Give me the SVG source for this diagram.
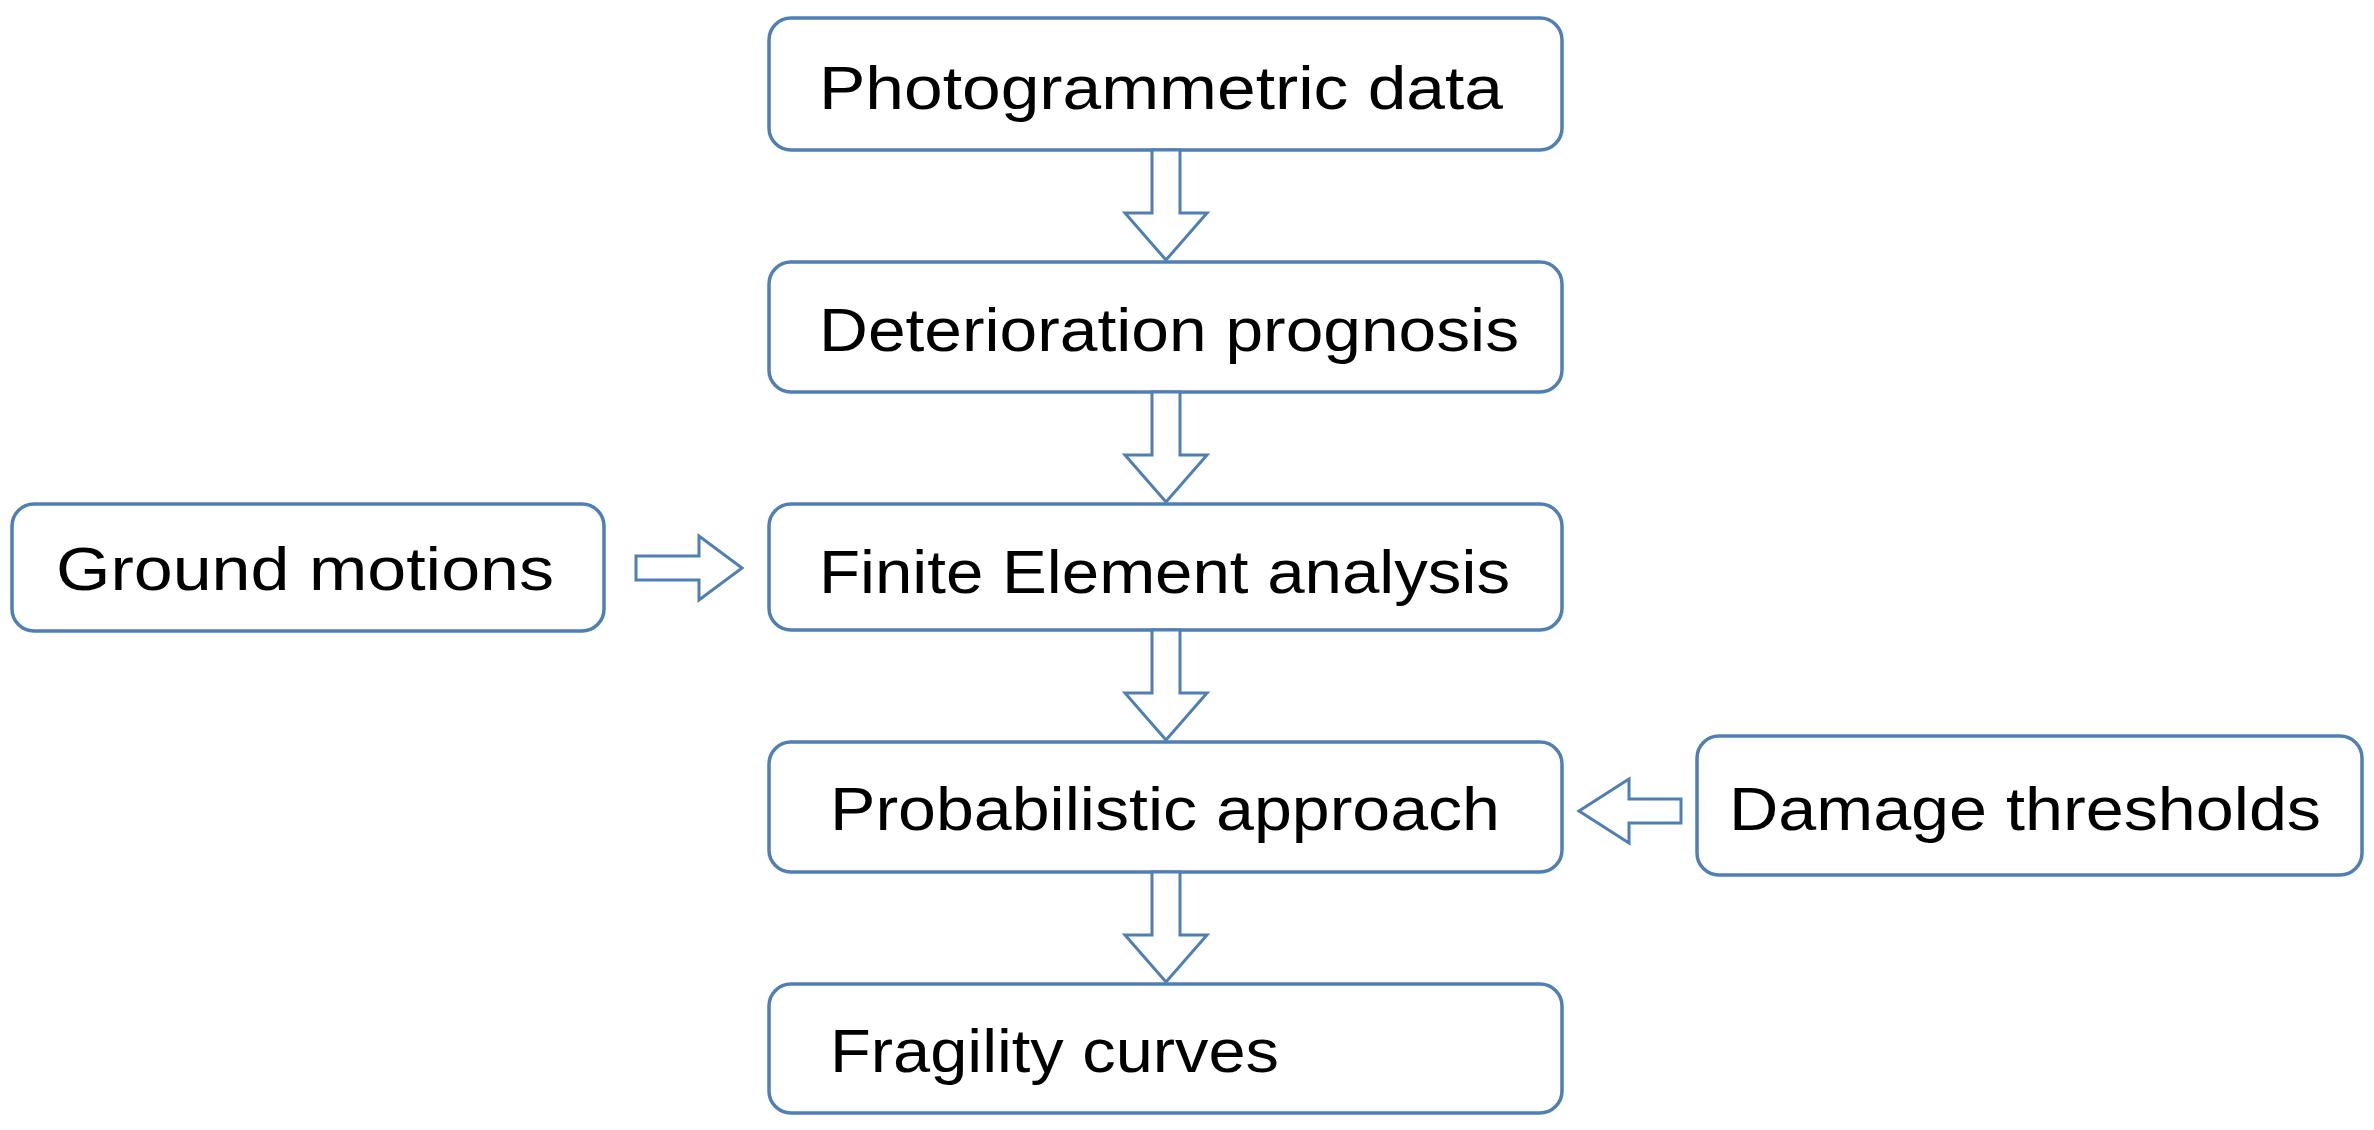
<svg xmlns="http://www.w3.org/2000/svg" width="2374" height="1130" viewBox="0 0 2374 1130">
<style>
.box{fill:#fff;stroke:#4f7fb5;stroke-width:3.5}
.arr{fill:#fff;stroke:#4f7fb5;stroke-width:3}
text{font-family:"Liberation Sans",Arial,sans-serif;font-size:62px;fill:#000}
</style>
<rect width="2374" height="1130" fill="#fff"/>
<g id="n1"><rect class="box" x="769" y="18" width="793" height="132" rx="22"/><text x="819" y="109" textLength="684" lengthAdjust="spacingAndGlyphs">Photogrammetric data</text></g>
<g id="n2"><rect class="box" x="769" y="262" width="793" height="130" rx="22"/><text x="819" y="351" textLength="700" lengthAdjust="spacingAndGlyphs">Deterioration prognosis</text></g>
<g id="n3"><rect class="box" x="769" y="504" width="793" height="126" rx="22"/><text x="819" y="593" textLength="691" lengthAdjust="spacingAndGlyphs">Finite Element analysis</text></g>
<g id="n4"><rect class="box" x="12" y="504" width="592" height="127" rx="22"/><text x="56" y="590" textLength="498" lengthAdjust="spacingAndGlyphs">Ground motions</text></g>
<g id="n5"><rect class="box" x="769" y="742" width="793" height="130" rx="22"/><text x="830" y="830" textLength="670" lengthAdjust="spacingAndGlyphs">Probabilistic approach</text></g>
<g id="n6"><rect class="box" x="1697" y="736" width="665" height="139" rx="22"/><text x="1729" y="830" textLength="592" lengthAdjust="spacingAndGlyphs">Damage thresholds</text></g>
<g id="n7"><rect class="box" x="769" y="984" width="793" height="129" rx="22"/><text x="830" y="1072" textLength="449" lengthAdjust="spacingAndGlyphs">Fragility curves</text></g>
<g id="connectors">
<polygon class="arr" points="1152,150 1180,150 1180,213 1207,213 1166,260 1125,213 1152,213"/>
<polygon class="arr" points="1152,392 1180,392 1180,455 1207,455 1166,502 1125,455 1152,455"/>
<polygon class="arr" points="1152,630 1180,630 1180,693 1207,693 1166,740 1125,693 1152,693"/>
<polygon class="arr" points="1152,872 1180,872 1180,935 1207,935 1166,982 1125,935 1152,935"/>
<polygon class="arr" points="636,556 699,556 699,536 742,568 699,600 699,580 636,580"/>
<polygon class="arr" points="1681,799 1629,799 1629,779 1579,811 1629,843 1629,823 1681,823"/>
</g>
</svg>
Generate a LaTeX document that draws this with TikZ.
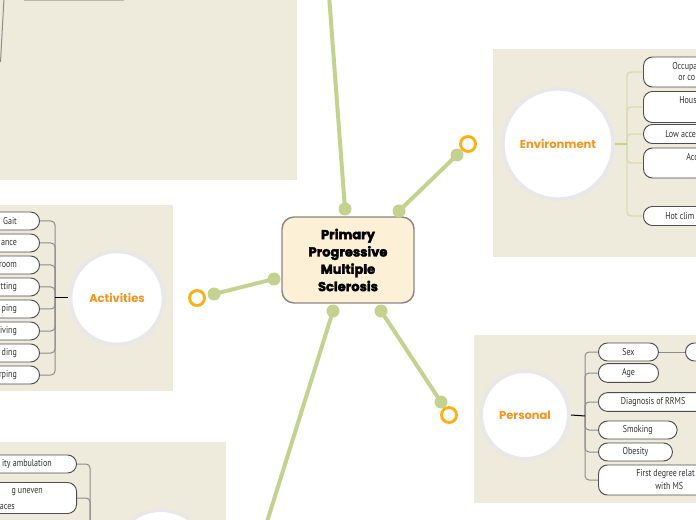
\documentclass[tikz,border=0pt]{standalone}
\usepackage{fontspec}
\setmainfont{PT Sans}
\newfontfamily\pillfont{PT Sans}[FakeStretch=0.8]
\newfontfamily\hubfont{Poppins}
\newfontfamily\rootfont{Poppins}[BoldFeatures={FakeBold=2.5}]
\usetikzlibrary{positioning,calc}
\definecolor{panelbg}{HTML}{EFEBDC}
\definecolor{panelline}{HTML}{BDBAAD}
\definecolor{stemgreen}{HTML}{C3D38F}
\definecolor{leafgreen}{HTML}{D5DEB0}
\definecolor{ringorange}{HTML}{FBB117}
\definecolor{hubtext}{HTML}{F7941D}
\definecolor{hubring}{HTML}{E8E8E8}
\definecolor{rootfill}{HTML}{FCF0D6}
\definecolor{rootline}{HTML}{8C8681}
\definecolor{pillline}{HTML}{4D4D4D}
\definecolor{pilltext}{HTML}{333333}
\definecolor{branchgray}{HTML}{8C8C8C}

\begin{document}
\begin{tikzpicture}[x=0.75pt,y=-0.75pt,
  panel/.style={fill=panelbg},
  hub/.style={circle,fill=white,draw=hubring,line width=3pt,minimum size=#1,inner sep=0pt,
    text=hubtext,font=\hubfont\bfseries\fontsize{8.6}{10}\selectfont},
  root/.style={rectangle,rounded corners=9pt,fill=rootfill,draw=rootline,line width=1.1pt,
    minimum width=99pt,minimum height=64.5pt,align=center,
    font=\rootfont\bfseries\fontsize{9.75}{13}\selectfont},
  knob/.style={circle,fill=stemgreen,minimum size=9.75pt,inner sep=0pt},
  ring/.style={circle,draw=ringorange,line width=2.2pt,minimum size=11.25pt,inner sep=0pt},
  stem/.style={draw=stemgreen,line width=3pt},
  pill/.style={draw=pillline,fill=white,rounded corners=6.75pt,line width=0.7pt,inner sep=0pt,
    text=pilltext,font=\pillfont\fontsize{7.5}{9}\selectfont},
  ptxt/.style={inner sep=0pt,text=pilltext,font=\pillfont\fontsize{7.5}{9}\selectfont},
  twig/.style={draw=branchgray,line width=0.75pt,rounded corners=3pt},
  leaf/.style={draw=leafgreen,line width=1.1pt,rounded corners=3pt}]
  \useasboundingbox (0,0) rectangle (696,520);
  \clip (0,0) rectangle (696,520);
  % panels
  \fill[panel] (0,0) rectangle (297,180);
  \fill[panel] (0,205) rectangle (173,391);
  \fill[panel] (493,49) rectangle (700,257);
  \fill[panel] (474,335) rectangle (700,503);
  \fill[panel] (0,442) rectangle (226,525);
  % top left, what is left of it
  \coordinate (tlA) at (24,0.5);
  \coordinate (tlB) at (124,0.5);
  \draw[panelline,line width=1.2pt] (tlA) -- (tlB);
  \coordinate (tlC) at (4,-2);
  \coordinate (tlD) at (0.5,62);
  \draw[twig] (tlC) .. controls (2,30) .. (tlD);

  % centre
  \node[root] (ppms) at (348,260) {Primary\\Progressive\\Multiple\\Sclerosis};
  \node[knob] (kt) at (345,209) {};
  \node[knob] (kr) at (399,211) {};
  \node[knob] (kl) at (274,279) {};
  \node[knob] (kb) at (333,311) {};
  \node[knob] (kbr) at (381,311) {};
  \node[knob] (kr2) at (457,155) {};
  \node[knob] (kl2) at (214,294) {};
  \node[knob] (kbr2) at (441,402) {};
  \node[ring] (rr) at (468,144) {};
  \node[ring] (rl) at (197,298) {};
  \node[ring] (rbr) at (449,415) {};
  \coordinate (topend) at (329,-5);
  \coordinate (botend) at (266,525);
  \draw[stem] (kt.center) -- (topend);
  \draw[stem] (kr.center) -- (kr2.center);
  \draw[stem] (kl.center) -- (kl2.center);
  \draw[stem] (kb.center) -- (botend);
  \draw[stem] (kbr.center) -- (kbr2.center);

  % hubs
  \node[hub=70pt] (acthub) at (117,298) {Activities};
  \node[hub=83pt] (envhub) at (558,144) {Environment};
  \node[hub=66pt] (perhub) at (525,415) {Personal};
  \node[hub=72pt] (mobhub) at (161,558) {};

  % activities
  \coordinate (actjoin) at (55,298);
  \foreach \y/\t/\n in {221/Gait/1,243/ance/2,265/room/3,287/tting/4,309/ping/5,331/iving/6,353/ding/7,375/rping/8} {
    \node[pill,anchor=east,minimum height=13.5pt,text width=30pt,align=right,inner xsep=17pt] (act\n) at (40,\y) {\t};
    \draw[twig] (act\n.east) -- (act\n.east -| actjoin) -- (actjoin);
  }
  \draw[black,line width=0.75pt] (actjoin) -- (acthub.west);

  % environment
  \coordinate (envjoin) at (627,144);
  \foreach \y/\h/\n in {72/22.5/1,107/23.25/2,134/14.25/3,163/22.5/4,216/14.25/5} {
    \node[pill,anchor=west,minimum width=90pt,minimum height=\h pt] (env\n) at (643,\y) {};
    \draw[leaf] (env\n.west) -- (env\n.west -| envjoin) -- (envjoin);
  }
  \foreach \x/\y/\t [count=\i] in {672/67/Occupa,678/78/or co,679/100/Hous,665/134/Low acce,686/157/Acc,665/216/Hot clim}
    \node[ptxt,anchor=west] (envt\i) at (\x,\y) {\t};
  \draw[stemgreen,line width=1.1pt] (envjoin) -- (envhub.east);

  % personal
  \coordinate (perjoin) at (585,416);
  \foreach \y/\w/\h/\t/\n in {352/45/13.5/Sex/1,373/45/14/Age/2,402/82/14/Diagnosis of RRMS/3,430/59/13.5/Smoking/4,452/55.5/13.5/Obesity/5,480/90/22.5/{}/6} {
    \node[pill,anchor=west,minimum width=\w pt,minimum height=\h pt] (per\n) at (598,\y) {\t};
    \draw[twig] (per\n.west) -- (per\n.west -| perjoin) -- (perjoin);
  }
  \node[ptxt,anchor=west] (pert1) at (636,474) {First degree relat};
  \node[ptxt,anchor=west] (pert2) at (655,486) {with MS};
  \node[pill,anchor=west,minimum width=45pt,minimum height=13.5pt] (sexnext) at (685,352) {};
  \draw[twig] (per1.east) -- (sexnext.west);
  \draw[black,line width=0.75pt] (perjoin) -- (perhub.east);

  % mobility
  \coordinate (mobjoin) at (90,558);
  \node[pill,anchor=east,minimum width=90pt,minimum height=13.5pt] (mob1) at (77,464) {};
  \node[pill,anchor=east,minimum width=90pt,minimum height=23.25pt] (mob2) at (77,498) {};
  \node[ptxt,anchor=east] (mobt1) at (52,464) {ity ambulation};
  \node[ptxt,anchor=east] (mobt2) at (43,492) {g uneven};
  \node[ptxt,anchor=east] (mobt3) at (15,507) {aces};
  \draw[twig] (mob1.east) -- (mob1.east -| mobjoin) -- (mobjoin);
  \draw[twig] (mob2.east) -- (mob2.east -| mobjoin) -- (mobjoin);
\end{tikzpicture}
\end{document}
:::
§ **Problem to work on**
Count all lines of the data that include "this". The answer is the number alone.

§ **Solution below**
2